Emboldened by the new situation, Maduro recently signaled that he intends to insert Venezuela into the countries interested in adopting a common currency in South America.

“I announce that Venezuela is ready, and we support the initiative to create a Latin American and Caribbean currency,” he said.

In January, Lula and Argentine President Alberto Fernández advocated creating a common South American currency.

LULA ALSO MET WITH THE CUBAN DICTATOR

On January 24, also at the CELAC, Lula met with Cuban dictator Miguel Díaz-Canel in Buenos Aires, Argentina.

Lula even shared a photo with Díaz-Canel on social networks and wrote: “Brazil reestablishing its diplomatic relations in the world.

Lula used the occasion to propose the end of the economic embargo against Cuba imposed by the United States.

“Let there be an end to the blockade on Cuba, which has lasted more than 60 years without any need. The Cubans don’t want to copy the Brazilian or United States models; they want to make their own. And who has anything to do with that? So you have to treat Venezuela and Cuba with great affection, and in whatever we can help you solve your problems, we will,” he said.

In a 2021 interview with the Spanish newspaper El País, Lula relativized the repression of protests in Havana against the Cuban dictatorship. “These things happen all over the world.
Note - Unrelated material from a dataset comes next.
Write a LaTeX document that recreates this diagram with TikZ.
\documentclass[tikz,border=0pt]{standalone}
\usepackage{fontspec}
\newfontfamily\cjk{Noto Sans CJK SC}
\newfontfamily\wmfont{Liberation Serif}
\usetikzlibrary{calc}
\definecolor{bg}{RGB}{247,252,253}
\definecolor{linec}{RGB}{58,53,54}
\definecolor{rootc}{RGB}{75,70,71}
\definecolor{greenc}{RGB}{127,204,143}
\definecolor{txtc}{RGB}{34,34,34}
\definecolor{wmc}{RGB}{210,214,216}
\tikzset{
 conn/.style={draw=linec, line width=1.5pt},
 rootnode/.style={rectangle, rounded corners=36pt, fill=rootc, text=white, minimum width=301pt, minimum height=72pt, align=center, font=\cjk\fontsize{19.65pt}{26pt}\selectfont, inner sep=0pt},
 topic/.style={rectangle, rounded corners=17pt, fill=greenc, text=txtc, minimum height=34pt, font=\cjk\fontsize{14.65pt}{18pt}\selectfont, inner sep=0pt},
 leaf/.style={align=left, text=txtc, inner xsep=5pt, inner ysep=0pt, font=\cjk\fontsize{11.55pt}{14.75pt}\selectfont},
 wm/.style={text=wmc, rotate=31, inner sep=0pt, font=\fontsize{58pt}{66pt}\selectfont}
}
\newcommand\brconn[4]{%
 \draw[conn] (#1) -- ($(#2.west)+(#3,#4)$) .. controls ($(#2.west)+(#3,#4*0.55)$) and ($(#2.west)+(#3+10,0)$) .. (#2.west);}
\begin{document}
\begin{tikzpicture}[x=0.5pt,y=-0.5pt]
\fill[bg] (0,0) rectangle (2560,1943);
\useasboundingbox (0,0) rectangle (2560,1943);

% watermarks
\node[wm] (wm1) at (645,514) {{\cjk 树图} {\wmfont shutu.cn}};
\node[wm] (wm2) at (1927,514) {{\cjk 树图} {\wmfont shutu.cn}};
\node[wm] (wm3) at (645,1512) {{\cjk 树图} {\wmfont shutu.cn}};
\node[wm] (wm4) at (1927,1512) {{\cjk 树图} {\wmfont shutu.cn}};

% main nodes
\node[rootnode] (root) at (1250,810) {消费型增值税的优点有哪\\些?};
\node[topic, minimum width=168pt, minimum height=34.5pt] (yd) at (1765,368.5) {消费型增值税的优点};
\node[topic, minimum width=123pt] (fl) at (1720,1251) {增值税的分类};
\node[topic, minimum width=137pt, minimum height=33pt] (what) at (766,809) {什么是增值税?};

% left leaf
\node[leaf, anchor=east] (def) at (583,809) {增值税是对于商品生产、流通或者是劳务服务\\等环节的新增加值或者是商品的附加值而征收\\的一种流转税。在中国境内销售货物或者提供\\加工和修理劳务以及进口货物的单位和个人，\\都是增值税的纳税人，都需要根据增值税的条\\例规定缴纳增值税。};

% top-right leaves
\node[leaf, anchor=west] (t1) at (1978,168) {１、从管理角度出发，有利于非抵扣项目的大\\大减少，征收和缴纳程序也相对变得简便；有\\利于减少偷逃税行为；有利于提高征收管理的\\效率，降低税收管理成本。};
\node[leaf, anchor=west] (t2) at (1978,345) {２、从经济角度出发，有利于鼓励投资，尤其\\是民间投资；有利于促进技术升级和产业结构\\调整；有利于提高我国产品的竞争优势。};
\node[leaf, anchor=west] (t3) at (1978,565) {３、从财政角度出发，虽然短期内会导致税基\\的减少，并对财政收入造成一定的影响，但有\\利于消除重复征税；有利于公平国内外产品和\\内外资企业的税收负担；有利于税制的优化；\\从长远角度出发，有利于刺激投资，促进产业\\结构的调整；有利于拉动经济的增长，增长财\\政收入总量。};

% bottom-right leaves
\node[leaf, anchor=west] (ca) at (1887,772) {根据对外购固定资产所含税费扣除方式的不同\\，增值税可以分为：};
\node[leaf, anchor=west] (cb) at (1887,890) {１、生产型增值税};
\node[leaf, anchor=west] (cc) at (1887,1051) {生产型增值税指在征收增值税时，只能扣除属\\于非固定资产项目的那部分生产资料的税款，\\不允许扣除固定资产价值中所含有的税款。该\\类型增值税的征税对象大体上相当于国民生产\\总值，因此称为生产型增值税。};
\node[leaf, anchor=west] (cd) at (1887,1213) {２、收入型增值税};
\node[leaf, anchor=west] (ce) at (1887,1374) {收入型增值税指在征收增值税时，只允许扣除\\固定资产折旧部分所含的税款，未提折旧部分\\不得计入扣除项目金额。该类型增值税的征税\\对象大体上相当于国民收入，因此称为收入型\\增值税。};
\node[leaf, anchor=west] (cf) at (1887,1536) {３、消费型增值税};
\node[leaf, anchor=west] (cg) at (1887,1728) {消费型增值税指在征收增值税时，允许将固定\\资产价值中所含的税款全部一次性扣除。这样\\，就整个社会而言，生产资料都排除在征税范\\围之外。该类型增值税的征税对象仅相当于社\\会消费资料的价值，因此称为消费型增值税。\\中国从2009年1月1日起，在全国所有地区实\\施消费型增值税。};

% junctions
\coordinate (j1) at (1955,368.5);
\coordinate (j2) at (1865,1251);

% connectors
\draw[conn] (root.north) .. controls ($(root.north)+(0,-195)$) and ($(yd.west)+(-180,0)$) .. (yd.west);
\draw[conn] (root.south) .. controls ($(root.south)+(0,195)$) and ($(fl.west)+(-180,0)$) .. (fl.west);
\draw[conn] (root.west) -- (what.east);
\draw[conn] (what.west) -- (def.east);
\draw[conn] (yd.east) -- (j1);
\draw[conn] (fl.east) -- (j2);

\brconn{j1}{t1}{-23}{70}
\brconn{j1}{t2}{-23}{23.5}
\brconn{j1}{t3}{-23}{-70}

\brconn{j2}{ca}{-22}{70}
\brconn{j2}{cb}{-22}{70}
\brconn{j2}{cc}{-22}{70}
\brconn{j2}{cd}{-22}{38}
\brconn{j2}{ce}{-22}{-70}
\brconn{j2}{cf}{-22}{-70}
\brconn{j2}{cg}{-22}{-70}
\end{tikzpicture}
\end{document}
The police beat many people; they are violent,” he said.

“You haven’t seen any soldier in Cuba with his knee on top of a black man’s neck, killing him,” he added about the murder of George Floyd in the US.

After Fidel Castro died in 2016, Lula called him “the greatest of all Latin Americans” and said that the Cuban “was always a voice of struggle and hope” who encouraged “dreams of freedom.”

He also affirmed that he maintained with the dictator “an affectionate and intense relationship, based on the search for paths for the emancipation of our peoples,” and said he felt his death “like the loss of an older brother.”